*Prompt*.
Return each line of the data below exactly, omitting any pictures.
* begin Extracted data *
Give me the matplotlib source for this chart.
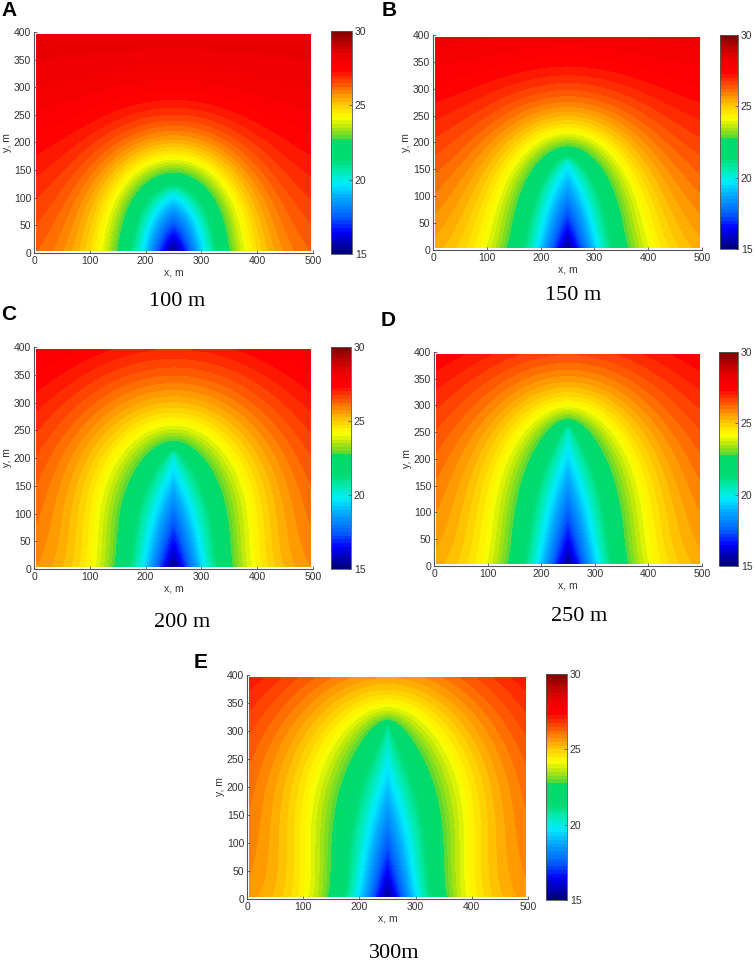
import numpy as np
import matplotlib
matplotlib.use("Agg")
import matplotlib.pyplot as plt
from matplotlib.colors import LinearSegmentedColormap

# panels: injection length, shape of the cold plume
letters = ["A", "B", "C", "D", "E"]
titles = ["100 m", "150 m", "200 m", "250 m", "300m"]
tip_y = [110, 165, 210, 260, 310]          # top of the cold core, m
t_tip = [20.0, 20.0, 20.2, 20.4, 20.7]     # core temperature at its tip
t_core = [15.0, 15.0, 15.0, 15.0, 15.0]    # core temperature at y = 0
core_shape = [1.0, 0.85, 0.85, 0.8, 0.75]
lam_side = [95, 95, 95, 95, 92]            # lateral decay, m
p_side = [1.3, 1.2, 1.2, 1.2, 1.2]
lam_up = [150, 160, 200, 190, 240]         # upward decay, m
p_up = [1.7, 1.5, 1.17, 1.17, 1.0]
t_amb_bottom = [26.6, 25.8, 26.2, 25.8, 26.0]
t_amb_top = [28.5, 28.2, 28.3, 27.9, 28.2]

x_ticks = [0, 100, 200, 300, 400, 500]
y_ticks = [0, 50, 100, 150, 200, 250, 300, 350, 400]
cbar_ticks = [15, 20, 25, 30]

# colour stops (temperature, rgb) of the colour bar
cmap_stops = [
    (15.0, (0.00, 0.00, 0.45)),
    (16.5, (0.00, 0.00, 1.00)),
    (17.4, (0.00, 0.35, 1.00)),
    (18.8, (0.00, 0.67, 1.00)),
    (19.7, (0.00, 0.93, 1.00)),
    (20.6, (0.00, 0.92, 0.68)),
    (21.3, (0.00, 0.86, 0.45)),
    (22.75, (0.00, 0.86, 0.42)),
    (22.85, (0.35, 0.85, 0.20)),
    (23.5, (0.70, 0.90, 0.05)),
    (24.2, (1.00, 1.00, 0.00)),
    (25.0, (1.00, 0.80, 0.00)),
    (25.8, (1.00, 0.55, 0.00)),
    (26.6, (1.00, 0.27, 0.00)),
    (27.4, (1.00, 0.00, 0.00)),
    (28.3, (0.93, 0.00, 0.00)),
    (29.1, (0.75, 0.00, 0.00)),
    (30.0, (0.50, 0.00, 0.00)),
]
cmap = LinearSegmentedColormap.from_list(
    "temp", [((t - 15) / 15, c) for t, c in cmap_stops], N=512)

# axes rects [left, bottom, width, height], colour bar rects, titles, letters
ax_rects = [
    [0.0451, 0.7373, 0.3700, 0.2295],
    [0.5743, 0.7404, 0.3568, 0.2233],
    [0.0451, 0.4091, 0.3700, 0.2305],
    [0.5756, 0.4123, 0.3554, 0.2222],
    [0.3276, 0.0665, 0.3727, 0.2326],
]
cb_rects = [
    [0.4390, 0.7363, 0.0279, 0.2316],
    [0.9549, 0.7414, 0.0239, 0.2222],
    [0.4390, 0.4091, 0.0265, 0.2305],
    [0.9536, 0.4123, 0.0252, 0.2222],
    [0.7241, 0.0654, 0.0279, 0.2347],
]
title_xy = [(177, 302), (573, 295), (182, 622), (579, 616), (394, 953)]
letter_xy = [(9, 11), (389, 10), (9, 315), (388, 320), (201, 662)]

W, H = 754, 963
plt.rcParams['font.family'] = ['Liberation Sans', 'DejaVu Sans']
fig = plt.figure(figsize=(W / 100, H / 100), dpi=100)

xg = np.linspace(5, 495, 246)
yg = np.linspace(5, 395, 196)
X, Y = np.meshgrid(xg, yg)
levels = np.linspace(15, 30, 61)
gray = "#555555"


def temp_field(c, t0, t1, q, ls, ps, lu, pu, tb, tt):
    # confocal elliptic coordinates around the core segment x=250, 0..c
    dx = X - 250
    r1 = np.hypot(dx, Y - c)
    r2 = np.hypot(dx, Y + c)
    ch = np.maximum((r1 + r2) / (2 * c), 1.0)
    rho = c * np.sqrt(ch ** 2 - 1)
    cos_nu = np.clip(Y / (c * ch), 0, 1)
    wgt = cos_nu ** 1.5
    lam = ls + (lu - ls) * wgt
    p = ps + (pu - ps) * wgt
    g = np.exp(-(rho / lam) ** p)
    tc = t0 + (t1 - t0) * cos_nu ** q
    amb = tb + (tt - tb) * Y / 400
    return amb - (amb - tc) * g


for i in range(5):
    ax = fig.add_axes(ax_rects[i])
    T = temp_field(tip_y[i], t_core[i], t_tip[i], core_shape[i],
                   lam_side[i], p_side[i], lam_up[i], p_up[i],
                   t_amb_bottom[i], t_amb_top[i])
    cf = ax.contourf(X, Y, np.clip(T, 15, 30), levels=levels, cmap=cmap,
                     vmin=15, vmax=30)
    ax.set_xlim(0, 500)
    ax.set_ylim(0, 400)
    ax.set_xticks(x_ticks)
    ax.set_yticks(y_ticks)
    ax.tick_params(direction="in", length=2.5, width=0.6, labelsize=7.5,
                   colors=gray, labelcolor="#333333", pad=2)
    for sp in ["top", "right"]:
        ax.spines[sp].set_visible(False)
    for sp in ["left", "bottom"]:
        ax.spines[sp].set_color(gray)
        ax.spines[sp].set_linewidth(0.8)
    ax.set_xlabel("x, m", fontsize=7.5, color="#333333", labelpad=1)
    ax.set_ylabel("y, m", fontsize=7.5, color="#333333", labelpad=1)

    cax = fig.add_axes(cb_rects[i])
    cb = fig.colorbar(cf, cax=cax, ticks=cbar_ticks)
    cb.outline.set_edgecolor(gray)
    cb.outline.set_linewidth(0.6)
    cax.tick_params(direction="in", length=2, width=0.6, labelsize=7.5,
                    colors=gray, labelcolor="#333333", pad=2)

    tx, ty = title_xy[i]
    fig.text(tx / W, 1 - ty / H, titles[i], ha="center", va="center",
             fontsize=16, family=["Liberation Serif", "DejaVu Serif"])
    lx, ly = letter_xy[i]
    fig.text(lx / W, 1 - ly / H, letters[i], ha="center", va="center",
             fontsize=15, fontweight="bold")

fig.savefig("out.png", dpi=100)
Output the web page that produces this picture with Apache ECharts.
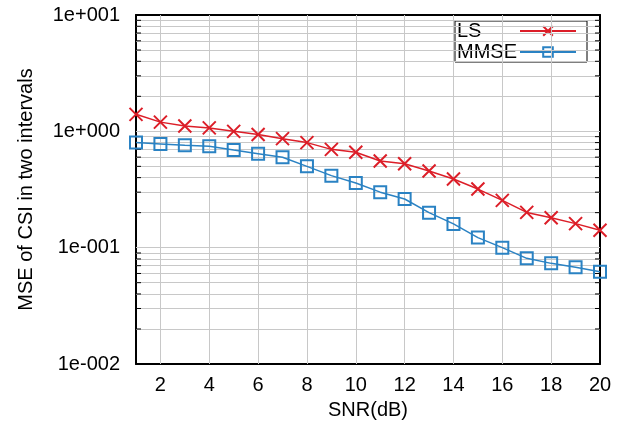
* end Extracted data *
*Correct answer*.
Give me the matplotlib source for this chart.
import numpy as np
import matplotlib
matplotlib.use("Agg")
import matplotlib.pyplot as plt
from matplotlib.colors import LinearSegmentedColormap

# panels: injection length, shape of the cold plume
letters = ["A", "B", "C", "D", "E"]
titles = ["100 m", "150 m", "200 m", "250 m", "300m"]
tip_y = [110, 165, 210, 260, 310]          # top of the cold core, m
t_tip = [20.0, 20.0, 20.2, 20.4, 20.7]     # core temperature at its tip
t_core = [15.0, 15.0, 15.0, 15.0, 15.0]    # core temperature at y = 0
core_shape = [1.0, 0.85, 0.85, 0.8, 0.75]
lam_side = [95, 95, 95, 95, 92]            # lateral decay, m
p_side = [1.3, 1.2, 1.2, 1.2, 1.2]
lam_up = [150, 160, 200, 190, 240]         # upward decay, m
p_up = [1.7, 1.5, 1.17, 1.17, 1.0]
t_amb_bottom = [26.6, 25.8, 26.2, 25.8, 26.0]
t_amb_top = [28.5, 28.2, 28.3, 27.9, 28.2]

x_ticks = [0, 100, 200, 300, 400, 500]
y_ticks = [0, 50, 100, 150, 200, 250, 300, 350, 400]
cbar_ticks = [15, 20, 25, 30]

# colour stops (temperature, rgb) of the colour bar
cmap_stops = [
    (15.0, (0.00, 0.00, 0.45)),
    (16.5, (0.00, 0.00, 1.00)),
    (17.4, (0.00, 0.35, 1.00)),
    (18.8, (0.00, 0.67, 1.00)),
    (19.7, (0.00, 0.93, 1.00)),
    (20.6, (0.00, 0.92, 0.68)),
    (21.3, (0.00, 0.86, 0.45)),
    (22.75, (0.00, 0.86, 0.42)),
    (22.85, (0.35, 0.85, 0.20)),
    (23.5, (0.70, 0.90, 0.05)),
    (24.2, (1.00, 1.00, 0.00)),
    (25.0, (1.00, 0.80, 0.00)),
    (25.8, (1.00, 0.55, 0.00)),
    (26.6, (1.00, 0.27, 0.00)),
    (27.4, (1.00, 0.00, 0.00)),
    (28.3, (0.93, 0.00, 0.00)),
    (29.1, (0.75, 0.00, 0.00)),
    (30.0, (0.50, 0.00, 0.00)),
]
cmap = LinearSegmentedColormap.from_list(
    "temp", [((t - 15) / 15, c) for t, c in cmap_stops], N=512)

# axes rects [left, bottom, width, height], colour bar rects, titles, letters
ax_rects = [
    [0.0451, 0.7373, 0.3700, 0.2295],
    [0.5743, 0.7404, 0.3568, 0.2233],
    [0.0451, 0.4091, 0.3700, 0.2305],
    [0.5756, 0.4123, 0.3554, 0.2222],
    [0.3276, 0.0665, 0.3727, 0.2326],
]
cb_rects = [
    [0.4390, 0.7363, 0.0279, 0.2316],
    [0.9549, 0.7414, 0.0239, 0.2222],
    [0.4390, 0.4091, 0.0265, 0.2305],
    [0.9536, 0.4123, 0.0252, 0.2222],
    [0.7241, 0.0654, 0.0279, 0.2347],
]
title_xy = [(177, 302), (573, 295), (182, 622), (579, 616), (394, 953)]
letter_xy = [(9, 11), (389, 10), (9, 315), (388, 320), (201, 662)]

W, H = 754, 963
plt.rcParams['font.family'] = ['Liberation Sans', 'DejaVu Sans']
fig = plt.figure(figsize=(W / 100, H / 100), dpi=100)

xg = np.linspace(5, 495, 246)
yg = np.linspace(5, 395, 196)
X, Y = np.meshgrid(xg, yg)
levels = np.linspace(15, 30, 61)
gray = "#555555"


def temp_field(c, t0, t1, q, ls, ps, lu, pu, tb, tt):
    # confocal elliptic coordinates around the core segment x=250, 0..c
    dx = X - 250
    r1 = np.hypot(dx, Y - c)
    r2 = np.hypot(dx, Y + c)
    ch = np.maximum((r1 + r2) / (2 * c), 1.0)
    rho = c * np.sqrt(ch ** 2 - 1)
    cos_nu = np.clip(Y / (c * ch), 0, 1)
    wgt = cos_nu ** 1.5
    lam = ls + (lu - ls) * wgt
    p = ps + (pu - ps) * wgt
    g = np.exp(-(rho / lam) ** p)
    tc = t0 + (t1 - t0) * cos_nu ** q
    amb = tb + (tt - tb) * Y / 400
    return amb - (amb - tc) * g


for i in range(5):
    ax = fig.add_axes(ax_rects[i])
    T = temp_field(tip_y[i], t_core[i], t_tip[i], core_shape[i],
                   lam_side[i], p_side[i], lam_up[i], p_up[i],
                   t_amb_bottom[i], t_amb_top[i])
    cf = ax.contourf(X, Y, np.clip(T, 15, 30), levels=levels, cmap=cmap,
                     vmin=15, vmax=30)
    ax.set_xlim(0, 500)
    ax.set_ylim(0, 400)
    ax.set_xticks(x_ticks)
    ax.set_yticks(y_ticks)
    ax.tick_params(direction="in", length=2.5, width=0.6, labelsize=7.5,
                   colors=gray, labelcolor="#333333", pad=2)
    for sp in ["top", "right"]:
        ax.spines[sp].set_visible(False)
    for sp in ["left", "bottom"]:
        ax.spines[sp].set_color(gray)
        ax.spines[sp].set_linewidth(0.8)
    ax.set_xlabel("x, m", fontsize=7.5, color="#333333", labelpad=1)
    ax.set_ylabel("y, m", fontsize=7.5, color="#333333", labelpad=1)

    cax = fig.add_axes(cb_rects[i])
    cb = fig.colorbar(cf, cax=cax, ticks=cbar_ticks)
    cb.outline.set_edgecolor(gray)
    cb.outline.set_linewidth(0.6)
    cax.tick_params(direction="in", length=2, width=0.6, labelsize=7.5,
                    colors=gray, labelcolor="#333333", pad=2)

    tx, ty = title_xy[i]
    fig.text(tx / W, 1 - ty / H, titles[i], ha="center", va="center",
             fontsize=16, family=["Liberation Serif", "DejaVu Serif"])
    lx, ly = letter_xy[i]
    fig.text(lx / W, 1 - ly / H, letters[i], ha="center", va="center",
             fontsize=15, fontweight="bold")

fig.savefig("out.png", dpi=100)
Output the web page that produces this picture with Apache ECharts.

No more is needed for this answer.